▸ INFORMATION SUPPLIED
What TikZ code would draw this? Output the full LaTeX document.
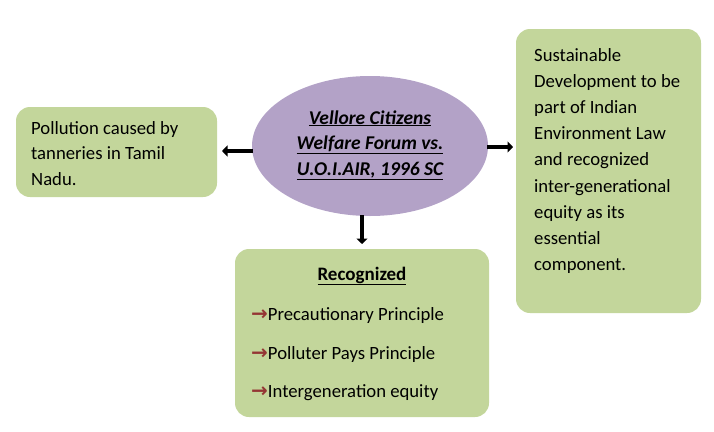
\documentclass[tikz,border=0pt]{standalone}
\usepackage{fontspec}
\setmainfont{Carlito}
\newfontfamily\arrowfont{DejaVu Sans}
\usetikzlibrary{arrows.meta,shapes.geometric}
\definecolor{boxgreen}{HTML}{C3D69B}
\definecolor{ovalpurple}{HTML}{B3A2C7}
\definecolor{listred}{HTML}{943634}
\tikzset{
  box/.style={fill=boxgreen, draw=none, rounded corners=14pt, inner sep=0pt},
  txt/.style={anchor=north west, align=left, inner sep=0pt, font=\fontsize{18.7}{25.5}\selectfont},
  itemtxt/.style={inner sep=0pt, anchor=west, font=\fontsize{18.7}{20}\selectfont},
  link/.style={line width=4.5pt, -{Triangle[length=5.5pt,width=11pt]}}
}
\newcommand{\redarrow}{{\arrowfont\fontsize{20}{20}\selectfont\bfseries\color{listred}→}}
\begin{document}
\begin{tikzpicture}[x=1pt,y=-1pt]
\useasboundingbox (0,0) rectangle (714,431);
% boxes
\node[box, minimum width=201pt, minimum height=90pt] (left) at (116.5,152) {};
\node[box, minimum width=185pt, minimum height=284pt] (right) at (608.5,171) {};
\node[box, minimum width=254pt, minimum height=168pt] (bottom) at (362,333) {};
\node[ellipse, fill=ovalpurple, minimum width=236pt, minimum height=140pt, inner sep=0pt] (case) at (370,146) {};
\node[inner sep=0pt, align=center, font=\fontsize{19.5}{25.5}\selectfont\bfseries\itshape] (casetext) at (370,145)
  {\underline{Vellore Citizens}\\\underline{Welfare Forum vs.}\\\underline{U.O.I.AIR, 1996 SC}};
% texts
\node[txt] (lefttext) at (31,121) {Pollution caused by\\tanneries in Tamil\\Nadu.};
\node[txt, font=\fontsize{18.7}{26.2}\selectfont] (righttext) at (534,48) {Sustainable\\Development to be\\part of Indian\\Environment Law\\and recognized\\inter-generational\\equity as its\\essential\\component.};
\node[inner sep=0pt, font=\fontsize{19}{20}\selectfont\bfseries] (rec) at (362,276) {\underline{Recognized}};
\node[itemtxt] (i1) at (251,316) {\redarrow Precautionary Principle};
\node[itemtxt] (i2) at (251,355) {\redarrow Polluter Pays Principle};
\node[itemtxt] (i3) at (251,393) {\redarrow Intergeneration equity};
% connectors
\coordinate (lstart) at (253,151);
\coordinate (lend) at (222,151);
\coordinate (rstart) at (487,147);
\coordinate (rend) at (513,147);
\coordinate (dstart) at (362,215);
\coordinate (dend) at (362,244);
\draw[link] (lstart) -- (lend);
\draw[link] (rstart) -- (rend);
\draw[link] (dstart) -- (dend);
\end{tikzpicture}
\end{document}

▸ YOUR GOAL
Tally the lines in this data that hold the word "draw" and state only the count.

▸ EXERCISE RESULT
5